Ci sono 176 pmi italiane che difficilmente saranno in grado di ripagare integralmente i loro debiti o che comunque sono in condizioni tali da richiedere un intervento straordinario. Si tratta insomma di potenziali nuovi Npl o Utp (unlikely-to-pay) sui libri delle banche italiane.
Emerge dall’analisi dei primi 100 mila bilanci 2017 disponibili, analizzati da Leanus, depositati dalle aziende italiane con fatturato compreso tra uno e 200 milioni di euro. Si tratta di una percentuale bassa, se si considera che, utilizzando gli stessi criteri, nel febbraio 2017 Leanus aveva selezionato 5.103 pmi che erano in quella stessa condizione, sulla base dell’analisi di 180 mila bilanci 2015 (vedi altro articolo di BeBeez). Ma in quel caso, appunto, i bilanci depositati 2015 erano ormai la totalità, mentre ora ne mancano molti e di solito le aziende che depositano i bilanci più tardi rispetto ai tempi regolari sono anche quelle che hanno qualche difficoltà.
I principali criteri utilizzati per la selezione sono stati: riduzione del capitale sociale e/o patrimonio netto negativo, posizione finanziaria netta pari ad almeno il 50% dei ricavi, liquidità sui ricavi inferiore al 3% e Leanus Score (indicatore proprietario del profilo economico, patrimoniale e finanziario delle imprese) pessimo. Quest’anno sono sinora andate in default 54 aziende e di queste la metà (27) facevano parte della lista dele pmi individuate dallo studio di Leanus del febbraio 2017 (si veda qui l’elenco delle 27 aziende).
In totale queste aziende cubano un monte debiti di 1,2 miliardi di euro, di cui 255 milioni nei confronti de sistema bancario, 300 milioni verso i fornitori e i restanti verso fisco e altri creditori.
Complessivamente, il 70% delle 176 imprese si trovano nel Nord Italia, il 22% nel Centro e il rimanente 8% si distribuisce tra Sud e isole. Ai primi posti della classifica Lombardia (56 pmi), Veneto (20), Emilia Romagna (16). La maggiore concentrazione delle imprese in difficoltà si registra nuovamente nel settore delle costruzioni (8 imprese) con una quota pari a solo il 4,6%; segue alberghi e strutture simili (5 imprese, pari al 2,9%) e Ristorazione (5 2,9%).

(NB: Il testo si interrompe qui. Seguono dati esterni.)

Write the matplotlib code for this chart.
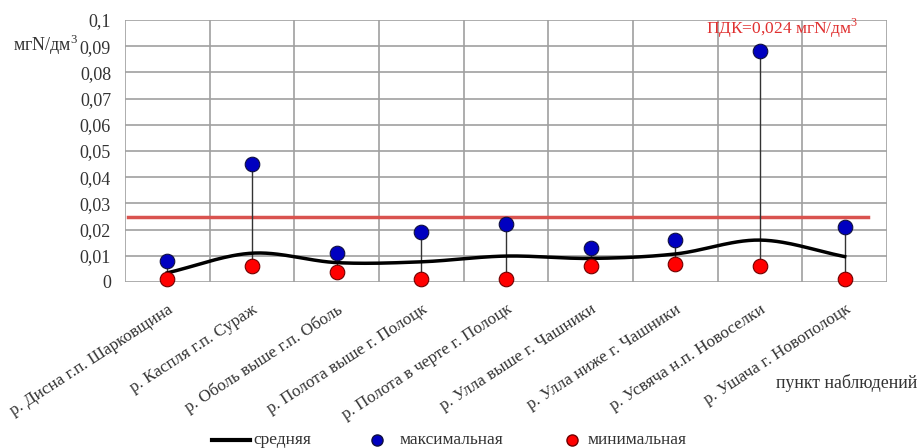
import numpy as np
import matplotlib
matplotlib.use("Agg")
import matplotlib.pyplot as plt
from matplotlib.lines import Line2D

categories = ["р. Дисна г.п. Шарковщина", "р. Каспля г.п. Сураж", "р. Оболь выше г.п. Оболь",
              "р. Полота выше г. Полоцк", "р. Полота в черте г. Полоцк", "р. Улла выше г. Чашники",
              "р. Улла ниже г. Чашники", "р. Усвяча н.п. Новоселки", "р. Ушача г. Новополоцк"]
max_vals = [0.008, 0.045, 0.011, 0.019, 0.022, 0.013, 0.016, 0.088, 0.021]
min_vals = [0.001, 0.006, 0.004, 0.001, 0.001, 0.006, 0.007, 0.006, 0.001]
mean_vals = [0.0035, 0.011, 0.0074, 0.0077, 0.0099, 0.009, 0.0107, 0.016, 0.0097]
pdk_line = 0.025
pdk_label = "ПДК=0,024 мгN/дм$^3$"
yticks = [0, 0.01, 0.02, 0.03, 0.04, 0.05, 0.06, 0.07, 0.08, 0.09, 0.1]
ytick_labels = ["0", "0,01", "0,02", "0,03", "0,04", "0,05", "0,06", "0,07", "0,08", "0,09", "0,1"]
legend_labels = ["средняя", "максимальная", "минимальная"]

plt.rcParams['font.family'] = ['Liberation Serif', 'DejaVu Serif']
plt.rcParams['mathtext.fontset'] = 'custom'
plt.rcParams['mathtext.rm'] = 'Liberation Serif'

def catmull_rom(x, y, n=30):
    x = np.asarray(x, float); y = np.asarray(y, float)
    px = np.concatenate([[2*x[0]-x[1]], x, [2*x[-1]-x[-2]]])
    py = np.concatenate([[2*y[0]-y[1]], y, [2*y[-1]-y[-2]]])
    xs, ys = [], []
    for i in range(1, len(px)-2):
        t = np.linspace(0, 1, n, endpoint=False)
        for arr, out in ((px, xs), (py, ys)):
            p0, p1, p2, p3 = arr[i-1], arr[i], arr[i+1], arr[i+2]
            out.append(0.5*((2*p1) + (-p0+p2)*t + (2*p0-5*p1+4*p2-p3)*t**2 + (-p0+3*p1-3*p2+p3)*t**3))
    xs.append([x[-1]]); ys.append([y[-1]])
    return np.concatenate(xs), np.concatenate(ys)

W, H = 922, 448
fig = plt.figure(figsize=(W/100, H/100), dpi=100)
ax = fig.add_axes([125/W, 1-282/H, (887-125)/W, (282-20)/H])
x = np.arange(len(categories))
ax.set_xlim(-0.5, len(categories)-0.5)
ax.set_ylim(0, 0.1)

gc = '#a0a0a0'
for yv in yticks:
    ax.axhline(yv, color=gc, lw=1.2, zorder=0)
for xv in np.arange(-0.5, len(categories), 1.0):
    ax.axvline(xv, color=gc, lw=1.2, zorder=0)
for s in ax.spines.values():
    s.set_visible(False)

ax.plot([-0.46, 8.28], [pdk_line, pdk_line], color='#d9534f', lw=2.5, zorder=1)
ax.vlines(x, min_vals, max_vals, color='#333333', lw=1.0, zorder=2)
sx, sy = catmull_rom(x, mean_vals)
ax.plot(sx, sy, color='black', lw=2.5, zorder=3)
ax.scatter(x, max_vals, s=110, color='#0000c0', edgecolor='#101040', lw=0.8, zorder=4)
ax.scatter(x, min_vals, s=110, color='#ff0000', edgecolor='#700000', lw=0.8, zorder=4, clip_on=False)

tc = '#333333'
ax.set_yticks(yticks)
ax.set_yticklabels(ytick_labels, fontsize=13, color=tc)
ax.set_xticks(x)
ax.set_xticklabels(categories, rotation=33, ha='right', rotation_mode='anchor', fontsize=12.3, color=tc)
ax.tick_params(axis='y', length=0, pad=10)
ax.tick_params(axis='x', length=0, pad=14)

fig.text(13/W, 1-45/H, "мгN/дм$^3$", fontsize=13, color=tc, va='center', ha='left')
fig.text(858/W, 1-28/H, pdk_label, fontsize=12.5, color='#e03030', va='center', ha='right')
fig.text(917/W, 1-383/H, "пункт наблюдений", fontsize=12.8, color=tc, va='center', ha='right')

# legend placed manually
ly = 1-440/H
fig.add_artist(Line2D([212/W, 250/W], [ly, ly], color='black', lw=3, transform=fig.transFigure))
fig.text(253/W, ly, legend_labels[0], fontsize=12.5, color=tc, va='center', ha='left')
fig.add_artist(Line2D([377/W], [ly], marker='o', ls='none', color='#0000c0', markeredgecolor='#101040',
                      markersize=8, transform=fig.transFigure))
fig.text(400/W, ly, legend_labels[1], fontsize=12.5, color=tc, va='center', ha='left')
fig.add_artist(Line2D([572/W], [ly], marker='o', ls='none', color='#ff0000', markeredgecolor='#700000',
                      markersize=8, transform=fig.transFigure))
fig.text(588/W, ly, legend_labels[2], fontsize=12.5, color=tc, va='center', ha='left')

fig.savefig("out.png", dpi=100)
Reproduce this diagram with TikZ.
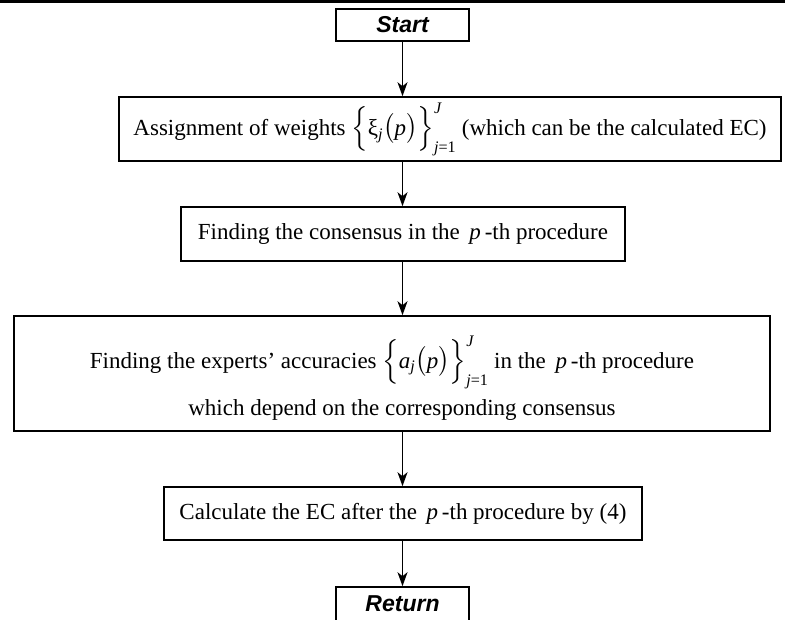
\documentclass[tikz,border=0pt]{standalone}
\usepackage{amsmath}
\usepackage{fontspec}
\setmainfont{Liberation Serif}
\setsansfont{Liberation Sans}
\usetikzlibrary{arrows.meta}
\newcommand{\mi}[1]{\text{\itshape #1}}
\newcommand{\mr}[1]{\text{#1}}
\begin{document}
\begin{tikzpicture}[x=1pt,y=-1pt,
  box/.style={draw, line width=1.6pt, inner sep=0pt, align=center,
    font=\fontsize{23}{28}\selectfont},
  txt/.style={inner sep=0pt, font=\fontsize{23}{28}\selectfont},
  term/.style={box, font=\sffamily\bfseries\itshape\fontsize{23}{27}\selectfont},
  arr/.style={-{Stealth[length=14pt,width=10pt,inset=4pt]}, line width=1.3pt}]
\useasboundingbox (0,0) rectangle (785,619);
\coordinate (tl) at (0,1.5);
\coordinate (tr) at (785,1.5);
\draw[line width=3pt] (tl) -- (tr);
\node[term, minimum width=133pt, minimum height=32pt] (start) at (402.5,25) {Start};
\node[box, minimum width=662pt, minimum height=64pt] (assign) at (450,129)
  {Assignment of weights $\Bigl\{\mr{ξ}_{\mi{j}}\bigl(\mi{p}\bigr)\Bigr\}_{\mi{j}\mr{=1}}^{\mi{J}}$ (which can be the calculated EC)};
\node[box, minimum width=444pt, minimum height=54pt] (cons) at (403,234)
  {Finding the consensus in the \,$\mi{p}$\,-th procedure};
\node[box, minimum width=756pt, minimum height=115pt] (acc) at (392,373.5) {};
\node[txt] (acc1) at (392,362)
  {Finding the experts’ accuracies $\Bigl\{\mi{a}_{\mi{j}}\bigl(\mi{p}\bigr)\Bigr\}_{\mi{j}\mr{=1}}^{\mi{J}}$ in the \,$\mi{p}$\,-th procedure};
\node[txt] (acc2) at (402,410) {which depend on the corresponding consensus};
\node[box, minimum width=478pt, minimum height=53pt] (calc) at (403,513.5)
  {Calculate the EC after the \,$\mi{p}$\,-th procedure by (4)};
\node[term, minimum width=133pt, minimum height=34pt] (ret) at (402.5,604) {Return};
\draw[arr] (start.south) -- (start.south |- assign.north);
\draw[arr] (start.south |- assign.south) -- (start.south |- cons.north);
\draw[arr] (start.south |- cons.south) -- (start.south |- acc.north);
\draw[arr] (start.south |- acc.south) -- (start.south |- calc.north);
\draw[arr] (start.south |- calc.south) -- (ret.north);
\end{tikzpicture}
\end{document}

Per conoscere il nome delle 176 imprese che rischiano di trasformarsi in Npl per le banche italiane e consultare le analisi delle singole imprese online, registrati gratis su Leanus, effettua l’upgrade al profilo Premium e nella finestra di ricerca in alto a destra scrivi “Le prime 170 imprese che non potranno pagare i debiti (Npl)” (clicca qui per usufruire dell’offertra BeBeez per Leanus valida sino al 31 luglio).
Fotografato il fenomeno e compresa l’effettiva dimensione, bisogna comprendere quali azioni e da parte di quali interlocutori possono aiutare tali imprese a invertire la rotta e a mettere al sicuro le aziende e i quasi 90mila dipendenti che vi lavorano, oltre che a garantire il rientro da parte dei creditori.
Per farlo è necessario segmentare ulteriormente le imprese per associare a ciascun sottoinsieme terapie e strategie mirate, cercando laddove possibile, di far si che all’azione di recupero partecipino tutti gli interlocutori coinvolti, ciascuno con le proprie capacità e possibilità di azione.
Alla comprensione delle cause reali della crisi, la legge fallimentare attribuisce un ruolo così importante da imporre che proprio a tale aspetto sia dedicato un intero capitolo della domanda di ammissione alle procedure concorsuali . E questo perché solo se si comprendono le cause della crisi, allora è possibile predisporre un piano di intervento.
Ebbene, in genere, escludendo le cause dipendenti da azioni perseguibili legalmente da parte degli amministratori e indipendentemente dal contesto competitivo, le imprese vanno in crisi perché non affrontano tempestivamente i segnali di peggioramento, rimandando a tempi successivi eventuali interventi decisivi.
Le analisi effettuate da Leanus per BeBeez su campioni altamente rappresentativi di imprese in crisi, dimostrano che i segnali di deterioramento iniziano almeno 3 o 4 anni prima dell’effettivo tracollo. Un tempo sufficiente per anticipare il problema, ma solo a condizione che si cambi la concezione del rapporto tra banca e impresa.